2nd Semester 2023/24: Multiscale Dynamics of Multimodal Communication

James Trujillo

Conversation consists of a complex dynamic of communicative behaviors, unfolding over multiple time-scales. Individual speakers produce gestures, facial expressions, and linguistic information in the form of speech or signs. But these multimodal utterances are embedded in the back-and-forth of turn-taking. During turn-taking, speakers may align their behaviors with one another, such as using similar words or gestures. How can we understand, and even model, the complex dynamic of conversation that involves multiple communicative modalities, and at different time-scales?

In this course, you will learn how to apply NLP, information theoretic measures, and computer vision to model the dynamics of conversation.

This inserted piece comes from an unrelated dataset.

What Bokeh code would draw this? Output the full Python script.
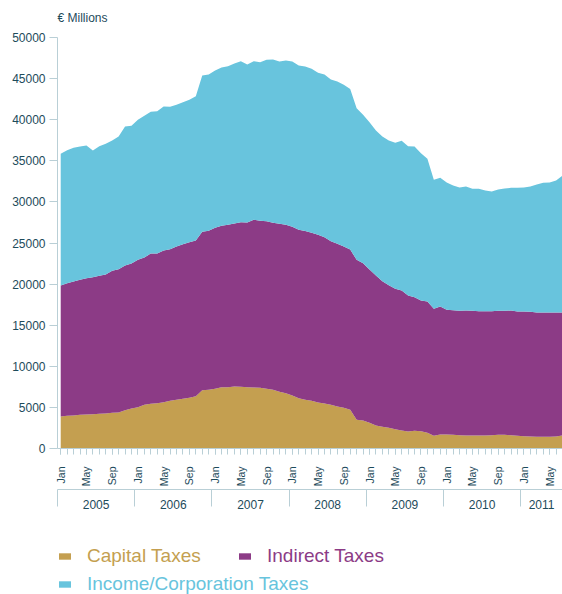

The course will start with several lecture/discussion sessions to introduce key conceptual work, as well as introduction to (and potentially hands-on practice with) methodologies that can be used to address the key questions described above (Week 1). We will collaboratively develop concrete research questions, splitting into several groups depending on the number of students (Week 2). The rest of Weeks 2 and 3 will be dedicated to working on the research project, with regular opportunities for feedback and discussion. At the end of Week 4, groups will present their project and results.


 Some programming experience (Python or R).  NLP or computer vision knowledge/skill is an advantage, but not required. Methodological tutorials will be available, and a group’s specific approach can be based on their collective skills.


At the end of the month, students submit individual reports of their project, styled as a short research paper. Assessment is based on content and clarity of the report.


Giulianelli, M., Wallbridge, S., & Fernández, R. (2023). Information Value: Measuring Utterance Predictability as Distance from Plausible Alternatives. arXiv preprint arXiv:2310.13676.

Fusaroli, R., Rączaszek-Leonardi, J., & Tylén, K. (2014). Dialog as interpersonal synergy. New Ideas in Psychology32, 147-157.

Louwerse, M. M., Dale, R., Bard, E. G., & Jeuniaux, P. (2012). Behavior matching in multimodal communication is synchronized. Cognitive science36(8), 1404-1426.

Wiltshire, T. J., Hudson, D., Belitsky, M., Lijdsman, P., Wever, S., & Atzmueller, M. (2021, September). Examining team interaction using dynamic complexity and network visualizations. In 2021 IEEE 2nd International Conference on Human-Machine Systems (ICHMS) (pp. 1-6). IEEE.